Bake the gourd at 425 degrees Fahrenheit for 25 to 50 minutes depending on the type and size of the gourd.
Step 2: Remove the Outer Shell
Once the shell has softened and the gourd is cool enough to handle, remove the outer shell with a sharp knife.
Some people carefully peel the gourd's beautiful shell to use it as a bowl or decoration. It's not meant to be eaten and can be discarded or composted.
Step 3: Scoop Out the Insides
Once the shell is removed, slice the gourd in half, revealing the spongy center. Then, scoop the spongy center that's usually filled with seeds.
Step 4: Cube the Flesh
Use a sharp knife to chop or slice the flesh into the desired shape and size.
Step 5: Cook the Flesh of the Gourd
The flesh of certain gourds is the edible part, and it may need to be cooked for longer once the shell is removed. Cook the pieces by boiling, steaming, roasting or baking them. They can also be incorporated into various recipes.

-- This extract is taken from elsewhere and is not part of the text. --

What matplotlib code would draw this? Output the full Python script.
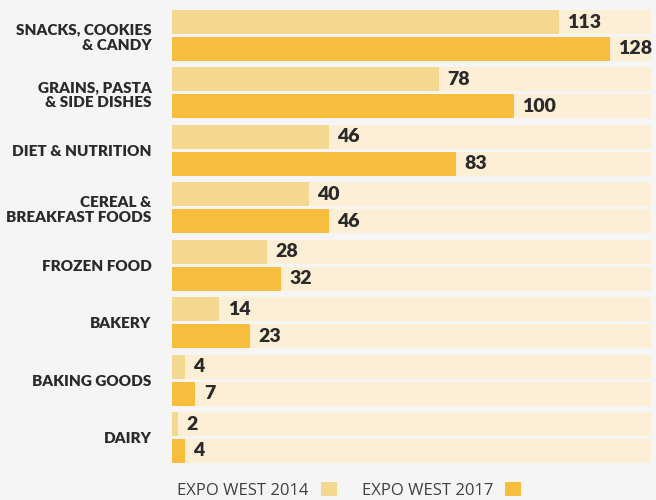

Chebotar recommends baking the pieces at 425 F for 20 to 30 minutes or until they are slightly browned.
Gourd Recipe Ideas
Chebotar recommends the following gourd recipe ideas:
Squash recipes are the perfect introduction to eating gourds. Squash is low in fat and calories yet full of flavor. It's a versatile food that can be used in soups, stews, chilis and more. Roasted squash, maple-glazed squash and stuffed squash are all tasty ways to eat gourds.
Gourds like field pumpkin and calabash have very hard shells, but their edible fillings can be eaten in savory recipes similar to squash. The sweet flavor of pumpkin makes it a popular choice for baked goods like pumpkin pie and other desserts. Pumpkin seeds also make for a nutrient-rich snack.
Bottle gourds are especially popular in Indian dishes. It's a staple in some curry and dal recipes. In Chinese cuisine, bottle gourds are used in soups and stir-fries.